Report every line in the listing that contains the string "this".

--- START INPUT RECORDS ---

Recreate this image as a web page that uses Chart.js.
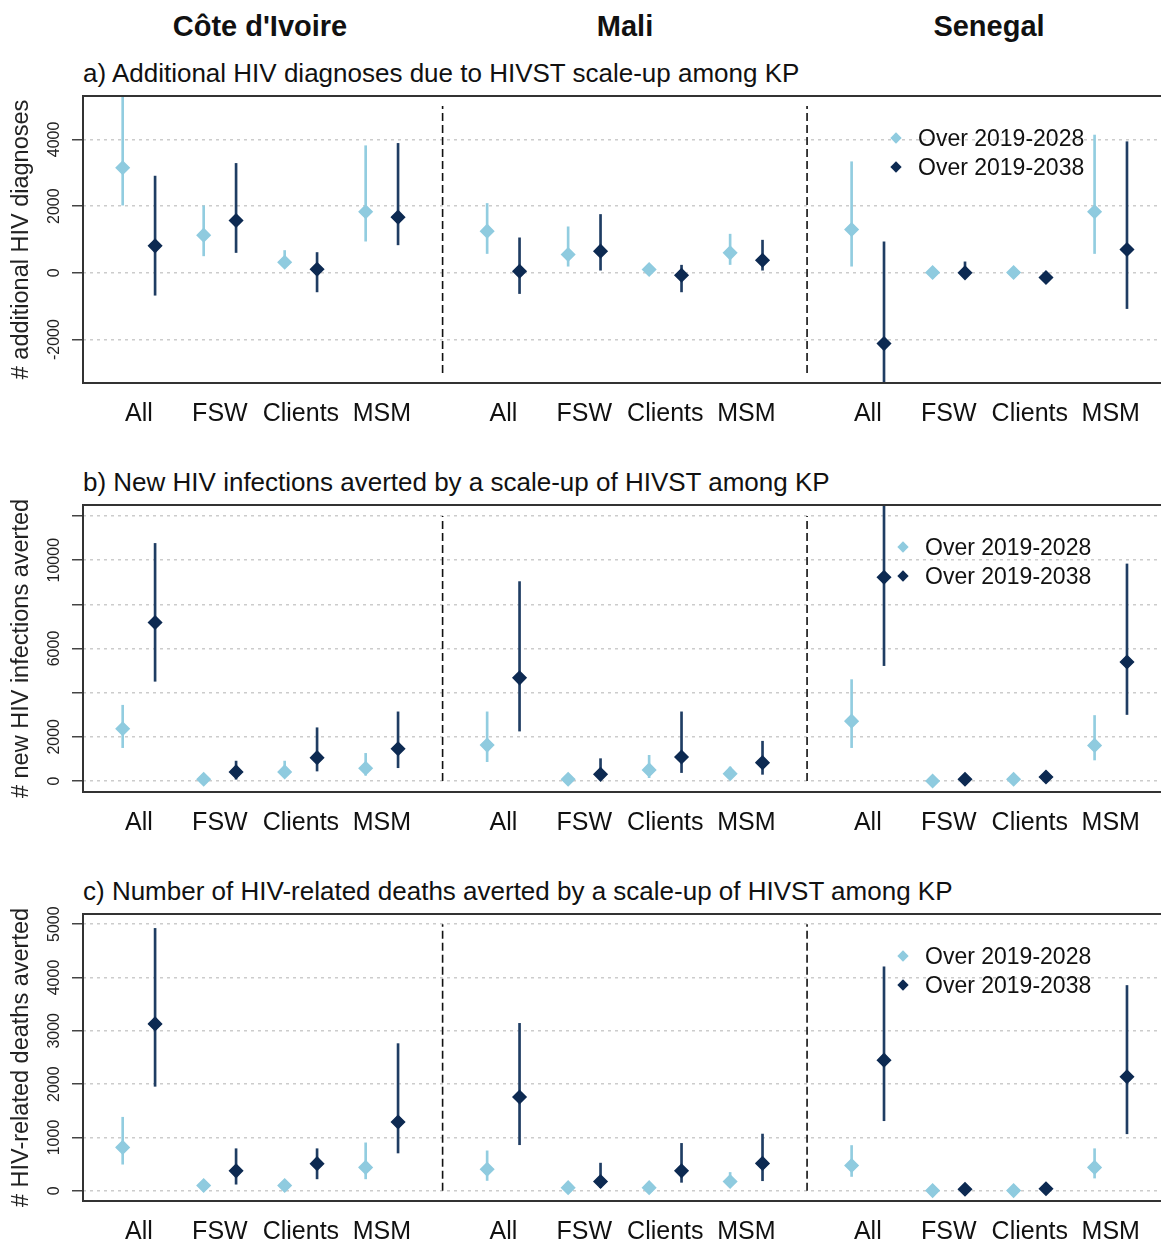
<!DOCTYPE html>
<html lang="en">
<head>
  <meta charset="UTF-8" />
  <title>HIVST scale-up among KP</title>
  <script src="https://cdn.jsdelivr.net/npm/chart.js"></script>
  <style>
    body {
      margin: 0;
      background: #ffffff;
      font-family: 'Liberation Sans', Arial, sans-serif;
      color: #111;
    }
    .page {
      position: relative;
      width: 1161px;
      height: 1245px;
      overflow: hidden;
    }
    .country {
      position: absolute;
      width: 300px;
      top: 9px;
      text-align: center;
      font-weight: bold;
      font-size: 29px;
      line-height: 34px;
    }
    .title {
      position: absolute;
      left: 83px;
      font-size: 26px;
      line-height: 30px;
      white-space: nowrap;
    }
    .panel {
      position: absolute;
      left: 0;
      width: 1161px;
      height: 341px;
    }
    .legend {
      position: absolute;
      font-size: 23px;
      line-height: 29px;
    }
    .legend div { position: relative; padding-left: 26px; white-space: nowrap; }
    .legend span {
      position: absolute;
      left: 0;
      top: 10px;
      width: 8px;
      height: 8px;
      transform: rotate(45deg);
    }
  </style>
</head>
<body>
<div class="page">
  <div class="country" style="left:110px">Côte d'Ivoire</div>
  <div class="country" style="left:475px">Mali</div>
  <div class="country" style="left:839px">Senegal</div>

  <div class="title" style="top:58px">a) Additional HIV diagnoses due to HIVST scale-up among KP</div>
  <div class="panel" style="top:86px"><canvas id="chartA" width="1161" height="341"></canvas></div>

  <div class="title" style="top:467px">b) New HIV infections averted by a scale-up of HIVST among KP</div>
  <div class="panel" style="top:495px"><canvas id="chartB" width="1161" height="341"></canvas></div>

  <div class="title" style="top:876px">c) Number of HIV-related deaths averted by a scale-up of HIVST among KP</div>
  <div class="panel" style="top:904px"><canvas id="chartC" width="1161" height="341"></canvas></div>

  <div class="legend" style="left:892px; top:124px">
    <div><span style="background:#8fcbdf"></span>Over 2019-2028</div>
    <div><span style="background:#0d2a52"></span>Over 2019-2038</div>
  </div>
  <div class="legend" style="left:899px; top:533px">
    <div><span style="background:#8fcbdf"></span>Over 2019-2028</div>
    <div><span style="background:#0d2a52"></span>Over 2019-2038</div>
  </div>
  <div class="legend" style="left:899px; top:942px">
    <div><span style="background:#8fcbdf"></span>Over 2019-2028</div>
    <div><span style="background:#0d2a52"></span>Over 2019-2038</div>
  </div>
</div>

<script>
  // groups inside each country, country order: Côte d'Ivoire, Mali, Senegal
  const groups = ['All', 'FSW', 'Clients', 'MSM'];
  const countries = ["Côte d'Ivoire", 'Mali', 'Senegal'];

  // a) additional HIV diagnoses
  const diag28Mid = [3150, 1130, 320, 1830, 1250, 550, 100, 600, 1300, 10, 10, 1830];
  const diag28Lo  = [2030, 510, 180, 950, 580, 200, 20, 250, 200, -60, -40, 580];
  const diag28Hi  = [5400, 2010, 670, 3810, 2080, 1380, 200, 1160, 3330, 80, 60, 4130];
  const diag38Mid = [810, 1570, 110, 1670, 50, 650, -70, 380, -2120, 0, -140, 700];
  const diag38Lo  = [-670, 610, -570, 840, -620, 80, -570, 80, -3500, -120, -220, -1070];
  const diag38Hi  = [2900, 3280, 610, 3880, 1050, 1750, 230, 980, 930, 330, -60, 3930];

  // b) new HIV infections averted
  const inf28Mid = [2365, 77, 410, 573, 1625, 77, 500, 330, 2710, 0, 77, 1610];
  const inf28Lo  = [1510, 20, 230, 257, 875, 20, 150, 110, 1510, -30, 20, 950];
  const inf28Hi  = [3430, 200, 900, 1250, 3130, 200, 1160, 630, 4590, 60, 150, 2965];
  const inf38Mid = [7180, 410, 1055, 1460, 4670, 300, 1085, 830, 9230, 77, 180, 5390];
  const inf38Lo  = [4515, 80, 450, 600, 2260, 77, 380, 300, 5225, 20, 100, 3010];
  const inf38Hi  = [10760, 900, 2410, 3130, 9030, 1010, 3130, 1800, 13000, 200, 280, 9830];

  // c) HIV-related deaths averted
  const dth28Mid = [815, 100, 100, 440, 405, 60, 60, 175, 475, 5, 5, 440];
  const dth28Lo  = [500, 50, 50, 225, 195, 20, 20, 80, 270, -20, -20, 240];
  const dth28Hi  = [1380, 170, 160, 900, 750, 130, 120, 345, 850, 30, 30, 790];
  const dth38Mid = [3130, 375, 510, 1290, 1760, 175, 375, 515, 2450, 30, 40, 2140];
  const dth38Lo  = [1960, 125, 225, 710, 865, 60, 160, 190, 1315, 0, 10, 1070];
  const dth38Hi  = [4920, 790, 790, 2760, 3140, 520, 890, 1065, 4200, 80, 80, 3850];

  // y ticks (grid) and the ones that carry a label
  const diagTicks = [-2000, 0, 2000, 4000];
  const diagLabels = [-2000, 0, 2000, 4000];
  const infTicks = [0, 2000, 4000, 6000, 8000, 10000, 12000];
  const infLabels = [0, 2000, 6000, 10000];
  const dthTicks = [0, 1000, 2000, 3000, 4000, 5000];
  const dthLabels = [0, 1000, 2000, 3000, 4000, 5000];

  const COUNTRY_GAP = 4.5;
  const SHIFT = 0.2;
  const LIGHT = '#8fcbdf';
  const DARK = '#0d2a52';
  const FONT = "'Liberation Sans', Arial, sans-serif";

  Chart.defaults.font.family = FONT;
  Chart.defaults.color = '#111';

  const xOf = i => Math.floor(i / groups.length) * COUNTRY_GAP + (i % groups.length);
  const xTickPos = countries.flatMap((c, ci) => groups.map((g, gi) => ci * COUNTRY_GAP + gi));
  const xTickLabels = countries.flatMap(() => groups);
  const separators = [COUNTRY_GAP - 0.75, 2 * COUNTRY_GAP - 0.75];

  const framePlugin = {
    id: 'frame',
    afterDraw(chart, args, opts) {
      const { ctx, chartArea: a } = chart;
      const y = chart.scales.y;
      ctx.save();
      ctx.strokeStyle = '#333';
      ctx.lineWidth = 2;
      ctx.beginPath();
      ctx.moveTo(chart.width + 5, a.top);
      ctx.lineTo(a.left, a.top);
      ctx.lineTo(a.left, a.bottom);
      ctx.lineTo(chart.width + 5, a.bottom);
      ctx.stroke();

      ctx.fillStyle = '#222';
      ctx.font = '16px ' + FONT;
      ctx.textAlign = 'center';
      ctx.textBaseline = 'middle';
      opts.labels.forEach(v => {
        ctx.save();
        ctx.translate(55, y.getPixelForValue(v));
        ctx.rotate(-Math.PI / 2);
        ctx.fillText(String(v), 0, 0);
        ctx.restore();
      });
      ctx.restore();
    }
  };

  const makeChart = (id, cfg) => {
    const errBars = (lo, hi, shift, color) => ({
      type: 'bar',
      data: lo.map((l, i) => ({ x: xOf(i) + shift, y: [l, hi[i]] })),
      backgroundColor: color,
      barThickness: 2,
      grouped: false,
      order: 2
    });
    const points = (mid, shift, color, label) => ({
      type: 'scatter',
      label,
      data: mid.map((v, i) => ({ x: xOf(i) + shift, y: v })),
      backgroundColor: color,
      borderColor: color,
      borderWidth: 1.5,
      pointStyle: 'rectRot',
      pointRadius: 6.5,
      order: 1
    });
    const sepLines = separators.map(s => ({
      type: 'line',
      data: [{ x: s, y: cfg.sepRange[0] }, { x: s, y: cfg.sepRange[1] }],
      borderColor: '#111',
      borderWidth: 1.6,
      borderDash: [8, 4],
      pointRadius: 0,
      order: 3
    }));

    return new Chart(document.getElementById(id), {
      type: 'scatter',
      data: {
        datasets: [
          errBars(cfg.lo28, cfg.hi28, -SHIFT, '#92cde0'),
          errBars(cfg.lo38, cfg.hi38, SHIFT, '#1f3d63'),
          points(cfg.mid28, -SHIFT, LIGHT, 'Over 2019-2028'),
          points(cfg.mid38, SHIFT, DARK, 'Over 2019-2038'),
          ...sepLines
        ]
      },
      options: {
        responsive: false,
        animation: false,
        layout: { autoPadding: false, padding: { top: 10, left: 0, right: 0, bottom: 0 } },
        plugins: {
          legend: { display: false },
          tooltip: { enabled: false },
          frame: { labels: cfg.labels }
        },
        scales: {
          x: {
            type: 'linear',
            min: -0.69,
            max: 12.62,
            offset: false,
            afterBuildTicks: ax => { ax.ticks = xTickPos.map(value => ({ value })); },
            afterFit: ax => { ax.height = 44; },
            grid: { display: false, drawTicks: false },
            border: { display: false },
            ticks: {
              autoSkip: false,
              maxRotation: 0,
              padding: 16,
              color: '#111',
              font: { size: 25 },
              callback: (v, i) => xTickLabels[i]
            }
          },
          y: {
            type: 'linear',
            min: cfg.min,
            max: cfg.max,
            afterBuildTicks: ax => { ax.ticks = cfg.ticks.map(value => ({ value })); },
            afterFit: ax => { ax.width = 83; },
            grid: {
              color: '#cccccc',
              lineWidth: 1.5,
              tickColor: '#444',
              tickLength: 11,
              tickWidth: 1.5
            },
            border: { display: false, dash: [3, 4] },
            ticks: { display: false },
            title: {
              display: true,
              text: cfg.yTitle,
              color: '#222',
              font: { size: 23.5 },
              padding: { top: 7, bottom: 0 }
            }
          }
        }
      },
      plugins: [framePlugin]
    });
  };

  makeChart('chartA', {
    mid28: diag28Mid, lo28: diag28Lo, hi28: diag28Hi,
    mid38: diag38Mid, lo38: diag38Lo, hi38: diag38Hi,
    min: -3300, max: 5300, ticks: diagTicks, labels: diagLabels,
    sepRange: [-3000, 5000],
    yTitle: '# additional HIV diagnoses'
  });

  makeChart('chartB', {
    mid28: inf28Mid, lo28: inf28Lo, hi28: inf28Hi,
    mid38: inf38Mid, lo38: inf38Lo, hi38: inf38Hi,
    min: -500, max: 12500, ticks: infTicks, labels: infLabels,
    sepRange: [0, 12000],
    yTitle: '# new HIV infections averted'
  });

  makeChart('chartC', {
    mid28: dth28Mid, lo28: dth28Lo, hi28: dth28Hi,
    mid38: dth38Mid, lo38: dth38Lo, hi38: dth38Hi,
    min: -190, max: 5190, ticks: dthTicks, labels: dthLabels,
    sepRange: [0, 5000],
    yTitle: '# HIV-related deaths averted'
  });
</script>
</body>
</html>
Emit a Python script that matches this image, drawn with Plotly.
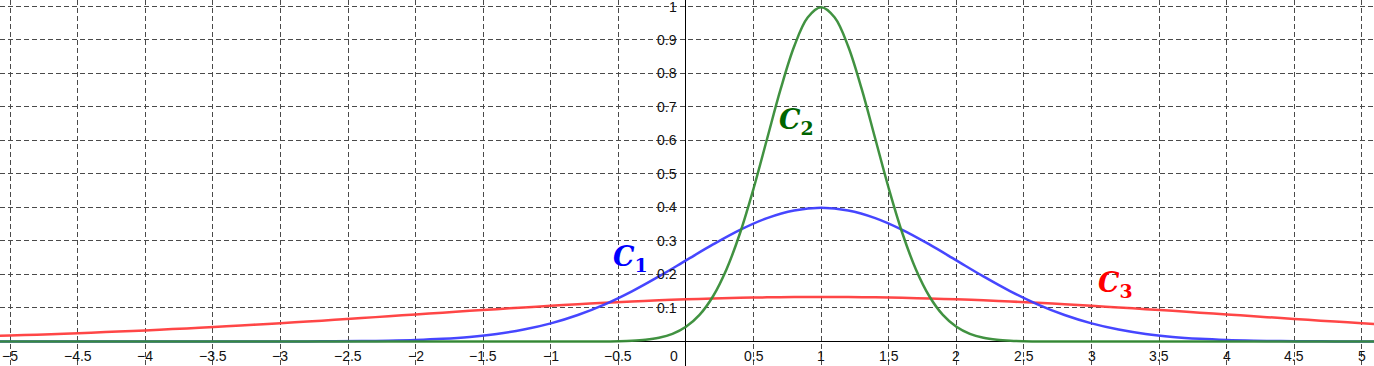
import plotly.graph_objects as go

# sample positions (x) and curve values
x_vals = [-5.2, -5.0, -4.8, -4.6, -4.4, -4.2, -4.0, -3.8, -3.6, -3.4,
          -3.2, -3.0, -2.8, -2.6, -2.4, -2.2, -2.0, -1.8, -1.6, -1.4,
          -1.2, -1.0, -0.8, -0.6, -0.4, -0.2, 0.0, 0.2, 0.4, 0.6,
          0.8, 1.0, 1.2, 1.4, 1.6, 1.8, 2.0, 2.2, 2.4, 2.6,
          2.8, 3.0, 3.2, 3.4, 3.6, 3.8, 4.0, 4.2, 4.4, 4.6,
          4.8, 5.0, 5.2]

c1_vals = [0, 0, 0, 0, 0, 0, 0, 0, 0, 0,
           0.0001, 0.0001, 0.0003, 0.0006, 0.0012, 0.0024, 0.0044, 0.0079, 0.0136, 0.0224,
           0.0355, 0.0540, 0.0790, 0.1109, 0.1497, 0.1942, 0.2420, 0.2897, 0.3332, 0.3683,
           0.3910, 0.3989, 0.3910, 0.3683, 0.3332, 0.2897, 0.2420, 0.1942, 0.1497, 0.1109,
           0.0790, 0.0540, 0.0355, 0.0224, 0.0136, 0.0079, 0.0044, 0.0024, 0.0012, 0.0006,
           0.0003, 0.0001, 0.0001]

c2_x = [-5.2, -1.0, -0.9, -0.8, -0.7, -0.6, -0.5, -0.4, -0.3, -0.2,
        -0.1, 0.0, 0.1, 0.2, 0.3, 0.4, 0.5, 0.6, 0.7, 0.8,
        0.9, 1.0, 1.1, 1.2, 1.3, 1.4, 1.5, 1.6, 1.7, 1.8,
        1.9, 2.0, 2.1, 2.2, 2.3, 2.4, 2.5, 2.6, 2.7, 2.8,
        2.9, 3.0, 5.2]

c2_vals = [0, 0, 0, 0, 0.0001, 0.0003, 0.0009, 0.0022, 0.0051, 0.0111,
           0.0227, 0.0438, 0.0793, 0.1350, 0.2157, 0.3238, 0.4566, 0.6049, 0.7528, 0.8802,
           0.9667, 0.9974, 0.9667, 0.8802, 0.7528, 0.6049, 0.4566, 0.3238, 0.2157, 0.1350,
           0.0793, 0.0438, 0.0227, 0.0111, 0.0051, 0.0022, 0.0009, 0.0003, 0.0001, 0,
           0, 0, 0]

c3_vals = [0.0157, 0.0180, 0.0205, 0.0233, 0.0263, 0.0296, 0.0332, 0.0370, 0.0410, 0.0454,
           0.0499, 0.0547, 0.0596, 0.0647, 0.0700, 0.0753, 0.0807, 0.0860, 0.0914, 0.0966,
           0.1016, 0.1065, 0.1111, 0.1154, 0.1193, 0.1228, 0.1258, 0.1284, 0.1304, 0.1318,
           0.1327, 0.1330, 0.1327, 0.1318, 0.1304, 0.1284, 0.1258, 0.1228, 0.1193, 0.1154,
           0.1111, 0.1065, 0.1016, 0.0966, 0.0914, 0.0860, 0.0807, 0.0753, 0.0700, 0.0647,
           0.0596, 0.0547, 0.0499]

x_ticks = [-5, -4.5, -4, -3.5, -3, -2.5, -2, -1.5, -1, -0.5,
           0.5, 1, 1.5, 2, 2.5, 3, 3.5, 4, 4.5, 5]
y_ticks = [0.1, 0.2, 0.3, 0.4, 0.5, 0.6, 0.7, 0.8, 0.9, 1]

curve_names = ["C1", "C2", "C3"]
curve_labels = ["C", "C", "C"]
curve_subs = ["1", "2", "3"]
label_x = [-0.41, 0.82, 3.18]
label_y = [0.249, 0.655, 0.169]

line_colors = ["rgba(60,60,255,0.95)", "rgba(55,140,55,0.95)", "rgba(255,60,60,0.95)"]
text_colors = ["#0000ff", "#006400", "#ff0000"]

fig = go.Figure()
xs = [x_vals, c2_x, x_vals]
series = [c1_vals, c2_vals, c3_vals]
order = [2, 0, 1]
for i in order:
    fig.add_trace(go.Scatter(
        x=xs[i], y=series[i], mode="lines", name=curve_names[i],
        line=dict(color=line_colors[i], width=2.5, shape="spline", smoothing=1.0),
        hoverinfo="skip", showlegend=False))

def fmt(v):
    s = ("%g" % abs(v))
    return ("\u2212" + s) if v < 0 else s

tick_font = dict(family="Liberation Sans, Arial, sans-serif", size=14, color="#111")
for v in x_ticks:
    fig.add_annotation(x=v, y=0, xref="x", yref="y", text=fmt(v), showarrow=False,
                       xanchor="center", yanchor="middle", yshift=-14, font=tick_font)
fig.add_annotation(x=0, y=0, xref="x", yref="y", text="0", showarrow=False,
                   xanchor="right", yanchor="middle", yshift=-14, xshift=-6, font=tick_font)
for v in y_ticks:
    fig.add_annotation(x=0, y=v, xref="x", yref="y", text=fmt(v), showarrow=False,
                       xanchor="right", yanchor="middle", xshift=-7,
                       yshift=(-1 if v == 1 else 0), font=tick_font)

for i in range(3):
    fig.add_annotation(x=label_x[i], y=label_y[i], xref="x", yref="y",
                       text="<b><i>%s</i></b><b><sub>%s</sub></b>" % (curve_labels[i], curve_subs[i]),
                       showarrow=False, xanchor="center", yanchor="middle",
                       font=dict(family="DejaVu Serif, serif", size=27,
                                 color=text_colors[i]))

grid_color = "#4a4a4a"
fig.update_xaxes(range=[-5.074, 5.089], dtick=0.5, tick0=0, showgrid=True,
                 gridcolor=grid_color, griddash="5px,3px", gridwidth=1,
                 zeroline=True, zerolinecolor="#000", zerolinewidth=1.3,
                 showticklabels=False, ticks="", showline=False, fixedrange=True)
fig.update_yaxes(range=[-0.0731, 1.019], dtick=0.1, tick0=0, showgrid=True,
                 gridcolor=grid_color, griddash="5px,3px", gridwidth=1,
                 zeroline=True, zerolinecolor="#000", zerolinewidth=1.3,
                 showticklabels=False, ticks="", showline=False, fixedrange=True)
fig.update_layout(width=1374, height=366, margin=dict(l=0, r=0, t=0, b=0),
                  plot_bgcolor="white", paper_bgcolor="white")
fig.write_html("out.html")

--- END INPUT RECORDS ---

= PROBLEM SOLUTION =
Recreate this image as a web page that uses Chart.js.
Emit a Python script that matches this image, drawn with Plotly.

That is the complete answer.